_What the exercise asks_: Drop the pictures and give back word for word the lines from the line holding "Output the Python" to the line holding "y_scale = alt.Scale(domain=[-14, 5], nice=False, zero=False)", both included.

[Data entries start]

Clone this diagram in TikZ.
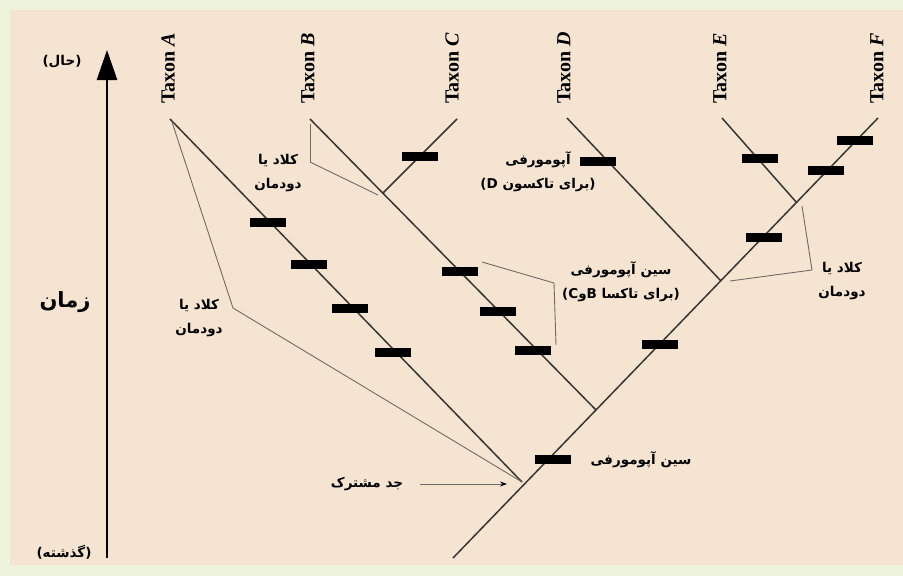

[Data entries end]
[Data entries start]

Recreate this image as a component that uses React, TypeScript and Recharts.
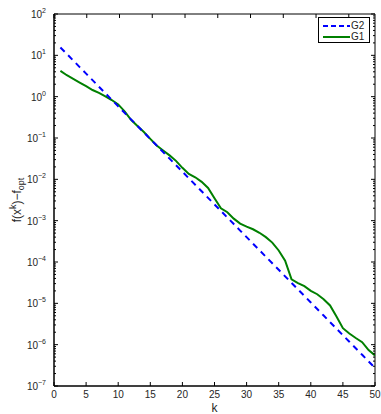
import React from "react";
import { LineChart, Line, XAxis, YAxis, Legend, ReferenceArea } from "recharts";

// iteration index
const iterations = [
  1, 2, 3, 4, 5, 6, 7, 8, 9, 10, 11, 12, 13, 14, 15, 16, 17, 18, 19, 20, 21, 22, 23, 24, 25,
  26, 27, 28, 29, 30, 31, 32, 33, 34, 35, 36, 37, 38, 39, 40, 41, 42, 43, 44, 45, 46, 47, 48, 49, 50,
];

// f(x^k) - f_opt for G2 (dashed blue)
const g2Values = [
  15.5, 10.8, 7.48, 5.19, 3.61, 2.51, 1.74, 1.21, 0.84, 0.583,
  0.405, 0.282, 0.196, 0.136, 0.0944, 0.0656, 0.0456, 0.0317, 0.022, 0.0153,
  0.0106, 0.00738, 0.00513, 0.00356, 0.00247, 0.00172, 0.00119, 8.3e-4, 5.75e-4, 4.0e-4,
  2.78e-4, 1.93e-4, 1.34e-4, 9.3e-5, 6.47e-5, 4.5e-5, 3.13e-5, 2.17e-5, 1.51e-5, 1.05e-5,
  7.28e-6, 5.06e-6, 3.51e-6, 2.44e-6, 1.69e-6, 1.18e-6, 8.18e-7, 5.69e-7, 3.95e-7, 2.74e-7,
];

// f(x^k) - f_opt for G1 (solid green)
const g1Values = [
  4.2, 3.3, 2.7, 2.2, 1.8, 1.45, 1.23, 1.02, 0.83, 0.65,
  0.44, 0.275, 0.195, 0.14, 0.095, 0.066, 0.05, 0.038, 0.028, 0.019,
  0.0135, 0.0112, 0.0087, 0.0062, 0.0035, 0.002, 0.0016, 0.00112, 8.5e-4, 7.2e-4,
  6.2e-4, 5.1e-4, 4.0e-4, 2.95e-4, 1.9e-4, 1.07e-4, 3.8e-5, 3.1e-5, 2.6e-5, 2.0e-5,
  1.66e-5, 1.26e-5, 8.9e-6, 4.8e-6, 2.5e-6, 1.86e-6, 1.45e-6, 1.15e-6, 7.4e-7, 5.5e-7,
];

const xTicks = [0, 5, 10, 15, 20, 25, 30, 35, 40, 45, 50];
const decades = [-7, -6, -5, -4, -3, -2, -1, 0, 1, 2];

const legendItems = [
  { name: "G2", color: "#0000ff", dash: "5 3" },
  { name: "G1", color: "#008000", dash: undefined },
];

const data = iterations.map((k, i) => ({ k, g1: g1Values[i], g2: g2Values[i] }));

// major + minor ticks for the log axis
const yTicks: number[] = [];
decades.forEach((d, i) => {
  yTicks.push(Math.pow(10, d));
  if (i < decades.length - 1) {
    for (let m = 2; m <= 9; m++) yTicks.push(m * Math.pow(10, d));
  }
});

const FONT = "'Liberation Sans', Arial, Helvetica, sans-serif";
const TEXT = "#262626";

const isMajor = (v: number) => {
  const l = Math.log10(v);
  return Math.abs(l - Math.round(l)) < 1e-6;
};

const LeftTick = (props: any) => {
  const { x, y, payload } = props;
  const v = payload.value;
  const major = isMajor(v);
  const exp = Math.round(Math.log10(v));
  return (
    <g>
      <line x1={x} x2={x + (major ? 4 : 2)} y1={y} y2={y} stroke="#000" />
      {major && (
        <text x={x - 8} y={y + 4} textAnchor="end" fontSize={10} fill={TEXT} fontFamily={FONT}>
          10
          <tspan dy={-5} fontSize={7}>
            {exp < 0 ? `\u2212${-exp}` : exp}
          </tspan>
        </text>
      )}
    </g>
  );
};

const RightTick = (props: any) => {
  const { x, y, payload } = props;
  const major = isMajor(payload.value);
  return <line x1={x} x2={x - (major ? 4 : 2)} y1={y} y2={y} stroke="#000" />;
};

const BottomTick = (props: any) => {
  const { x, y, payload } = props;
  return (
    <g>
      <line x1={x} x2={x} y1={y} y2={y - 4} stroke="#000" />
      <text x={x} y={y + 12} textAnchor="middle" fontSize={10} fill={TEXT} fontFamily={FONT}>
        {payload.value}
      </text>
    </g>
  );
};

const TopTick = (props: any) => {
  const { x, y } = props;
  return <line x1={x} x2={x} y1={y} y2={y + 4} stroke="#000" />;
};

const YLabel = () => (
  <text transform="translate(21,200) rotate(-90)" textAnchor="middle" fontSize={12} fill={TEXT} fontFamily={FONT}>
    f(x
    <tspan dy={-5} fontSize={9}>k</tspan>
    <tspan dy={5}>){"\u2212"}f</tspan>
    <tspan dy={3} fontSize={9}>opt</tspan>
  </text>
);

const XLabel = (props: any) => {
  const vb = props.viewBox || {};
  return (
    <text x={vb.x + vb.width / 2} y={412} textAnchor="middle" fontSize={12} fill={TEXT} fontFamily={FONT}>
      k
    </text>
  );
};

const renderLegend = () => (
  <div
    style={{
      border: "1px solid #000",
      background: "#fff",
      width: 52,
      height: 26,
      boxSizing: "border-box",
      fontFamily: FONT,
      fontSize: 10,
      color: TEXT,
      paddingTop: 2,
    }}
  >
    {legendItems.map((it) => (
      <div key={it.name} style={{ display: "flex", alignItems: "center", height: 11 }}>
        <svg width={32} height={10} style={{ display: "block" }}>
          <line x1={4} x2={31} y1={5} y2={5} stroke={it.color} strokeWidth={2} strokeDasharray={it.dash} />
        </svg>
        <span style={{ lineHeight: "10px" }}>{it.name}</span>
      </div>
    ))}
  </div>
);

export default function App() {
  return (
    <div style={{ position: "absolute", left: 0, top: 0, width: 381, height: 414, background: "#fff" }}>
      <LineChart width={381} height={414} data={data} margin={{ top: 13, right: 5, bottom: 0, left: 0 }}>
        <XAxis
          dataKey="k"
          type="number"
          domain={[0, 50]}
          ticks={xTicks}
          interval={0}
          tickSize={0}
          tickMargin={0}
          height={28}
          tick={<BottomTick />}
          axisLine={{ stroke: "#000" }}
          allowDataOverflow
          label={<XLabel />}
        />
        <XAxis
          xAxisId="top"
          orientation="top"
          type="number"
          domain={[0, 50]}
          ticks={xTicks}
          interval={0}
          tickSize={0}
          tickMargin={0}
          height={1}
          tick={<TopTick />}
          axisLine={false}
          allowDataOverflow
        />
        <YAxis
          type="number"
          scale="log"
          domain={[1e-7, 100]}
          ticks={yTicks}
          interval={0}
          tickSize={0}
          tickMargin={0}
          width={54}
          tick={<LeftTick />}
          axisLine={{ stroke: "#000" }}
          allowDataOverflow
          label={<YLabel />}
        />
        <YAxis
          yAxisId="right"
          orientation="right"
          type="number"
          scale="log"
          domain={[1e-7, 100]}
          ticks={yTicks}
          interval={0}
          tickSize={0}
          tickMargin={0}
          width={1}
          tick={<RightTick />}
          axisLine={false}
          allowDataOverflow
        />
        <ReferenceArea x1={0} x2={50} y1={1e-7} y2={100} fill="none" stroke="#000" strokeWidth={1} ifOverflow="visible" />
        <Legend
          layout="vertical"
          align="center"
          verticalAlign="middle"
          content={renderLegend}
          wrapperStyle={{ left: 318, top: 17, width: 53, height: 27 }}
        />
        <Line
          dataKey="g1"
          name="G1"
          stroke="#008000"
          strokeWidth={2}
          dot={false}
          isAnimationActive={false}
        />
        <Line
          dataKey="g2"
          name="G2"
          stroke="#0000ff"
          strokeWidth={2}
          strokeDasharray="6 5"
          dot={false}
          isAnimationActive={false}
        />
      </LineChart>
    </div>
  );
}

[Data entries end]
[Data entries start]

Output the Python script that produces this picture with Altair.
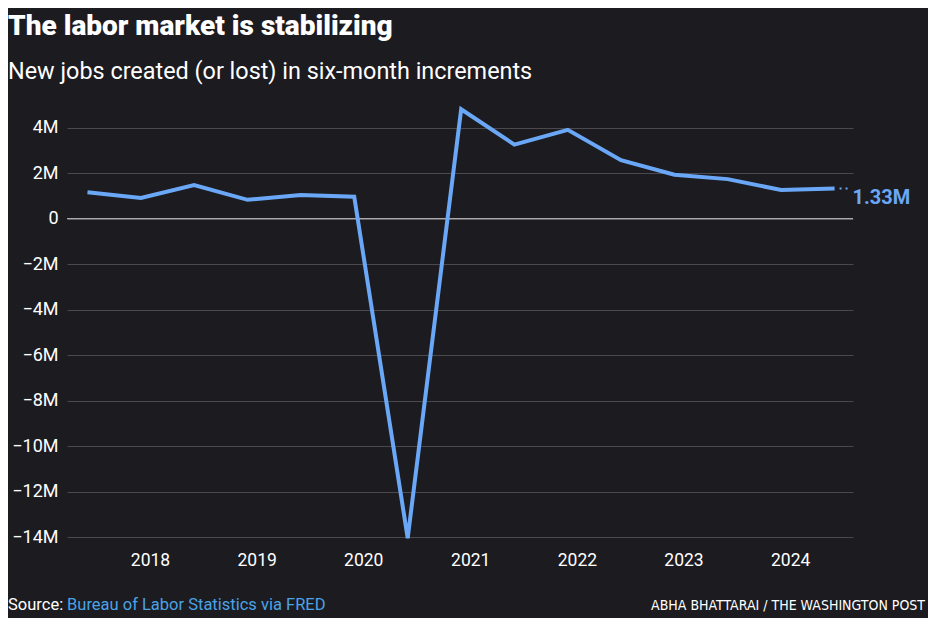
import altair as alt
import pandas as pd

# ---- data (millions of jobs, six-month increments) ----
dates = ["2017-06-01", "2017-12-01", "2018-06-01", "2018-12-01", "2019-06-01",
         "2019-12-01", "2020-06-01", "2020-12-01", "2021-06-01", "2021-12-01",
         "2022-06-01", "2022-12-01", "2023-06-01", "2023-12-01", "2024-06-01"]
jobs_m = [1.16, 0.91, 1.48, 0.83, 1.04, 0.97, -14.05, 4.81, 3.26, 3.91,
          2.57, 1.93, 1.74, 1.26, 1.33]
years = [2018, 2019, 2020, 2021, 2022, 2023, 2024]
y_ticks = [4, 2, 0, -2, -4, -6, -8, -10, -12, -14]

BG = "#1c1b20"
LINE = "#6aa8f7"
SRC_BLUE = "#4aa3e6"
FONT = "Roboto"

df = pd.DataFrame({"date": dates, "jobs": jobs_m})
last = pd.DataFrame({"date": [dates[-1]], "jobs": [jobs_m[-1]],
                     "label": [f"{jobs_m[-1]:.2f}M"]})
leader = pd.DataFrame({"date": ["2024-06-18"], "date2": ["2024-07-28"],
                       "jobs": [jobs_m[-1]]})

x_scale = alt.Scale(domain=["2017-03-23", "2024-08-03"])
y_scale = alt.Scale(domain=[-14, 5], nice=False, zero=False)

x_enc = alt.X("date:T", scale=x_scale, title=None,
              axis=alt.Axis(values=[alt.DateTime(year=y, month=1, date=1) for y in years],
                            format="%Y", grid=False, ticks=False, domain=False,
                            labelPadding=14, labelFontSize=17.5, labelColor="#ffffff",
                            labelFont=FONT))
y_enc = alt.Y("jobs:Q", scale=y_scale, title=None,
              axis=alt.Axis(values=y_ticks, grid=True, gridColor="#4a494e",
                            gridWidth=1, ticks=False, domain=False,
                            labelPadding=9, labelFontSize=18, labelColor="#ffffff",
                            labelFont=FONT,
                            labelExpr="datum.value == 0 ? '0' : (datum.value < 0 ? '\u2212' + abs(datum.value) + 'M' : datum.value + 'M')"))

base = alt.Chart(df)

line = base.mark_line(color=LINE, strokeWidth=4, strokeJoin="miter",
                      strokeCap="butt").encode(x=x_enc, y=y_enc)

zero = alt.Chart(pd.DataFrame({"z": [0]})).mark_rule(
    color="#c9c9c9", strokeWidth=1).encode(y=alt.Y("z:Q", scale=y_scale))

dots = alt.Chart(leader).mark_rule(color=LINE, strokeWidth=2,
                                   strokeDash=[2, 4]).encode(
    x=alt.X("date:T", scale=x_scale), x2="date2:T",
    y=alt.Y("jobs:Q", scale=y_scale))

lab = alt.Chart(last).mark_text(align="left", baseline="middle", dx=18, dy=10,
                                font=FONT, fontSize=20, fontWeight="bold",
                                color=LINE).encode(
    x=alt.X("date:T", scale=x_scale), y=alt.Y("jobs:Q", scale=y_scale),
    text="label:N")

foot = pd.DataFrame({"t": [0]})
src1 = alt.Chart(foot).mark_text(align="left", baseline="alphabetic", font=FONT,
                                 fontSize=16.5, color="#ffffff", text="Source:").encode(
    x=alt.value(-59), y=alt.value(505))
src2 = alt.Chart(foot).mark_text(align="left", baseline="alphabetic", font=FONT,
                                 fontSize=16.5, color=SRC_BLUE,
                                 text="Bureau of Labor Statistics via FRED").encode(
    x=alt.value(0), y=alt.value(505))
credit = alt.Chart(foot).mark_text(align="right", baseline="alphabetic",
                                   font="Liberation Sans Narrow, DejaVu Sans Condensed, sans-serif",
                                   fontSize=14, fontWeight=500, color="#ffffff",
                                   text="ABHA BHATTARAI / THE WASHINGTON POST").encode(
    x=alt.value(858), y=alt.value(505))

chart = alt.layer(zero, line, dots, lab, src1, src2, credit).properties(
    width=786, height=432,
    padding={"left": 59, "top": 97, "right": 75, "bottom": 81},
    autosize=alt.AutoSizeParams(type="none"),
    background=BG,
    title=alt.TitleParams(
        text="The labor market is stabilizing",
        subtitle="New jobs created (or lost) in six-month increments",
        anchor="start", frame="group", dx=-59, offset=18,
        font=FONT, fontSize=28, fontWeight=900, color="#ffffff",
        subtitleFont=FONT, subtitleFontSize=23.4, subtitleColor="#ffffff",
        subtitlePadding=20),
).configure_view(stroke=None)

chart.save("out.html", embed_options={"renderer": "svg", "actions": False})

[Data entries end]

_Reply to the task_:
Output the Python script that produces this picture with Altair.
import altair as alt
import pandas as pd

# ---- data (millions of jobs, six-month increments) ----
dates = ["2017-06-01", "2017-12-01", "2018-06-01", "2018-12-01", "2019-06-01",
         "2019-12-01", "2020-06-01", "2020-12-01", "2021-06-01", "2021-12-01",
         "2022-06-01", "2022-12-01", "2023-06-01", "2023-12-01", "2024-06-01"]
jobs_m = [1.16, 0.91, 1.48, 0.83, 1.04, 0.97, -14.05, 4.81, 3.26, 3.91,
          2.57, 1.93, 1.74, 1.26, 1.33]
years = [2018, 2019, 2020, 2021, 2022, 2023, 2024]
y_ticks = [4, 2, 0, -2, -4, -6, -8, -10, -12, -14]

BG = "#1c1b20"
LINE = "#6aa8f7"
SRC_BLUE = "#4aa3e6"
FONT = "Roboto"

df = pd.DataFrame({"date": dates, "jobs": jobs_m})
last = pd.DataFrame({"date": [dates[-1]], "jobs": [jobs_m[-1]],
                     "label": [f"{jobs_m[-1]:.2f}M"]})
leader = pd.DataFrame({"date": ["2024-06-18"], "date2": ["2024-07-28"],
                       "jobs": [jobs_m[-1]]})

x_scale = alt.Scale(domain=["2017-03-23", "2024-08-03"])
y_scale = alt.Scale(domain=[-14, 5], nice=False, zero=False)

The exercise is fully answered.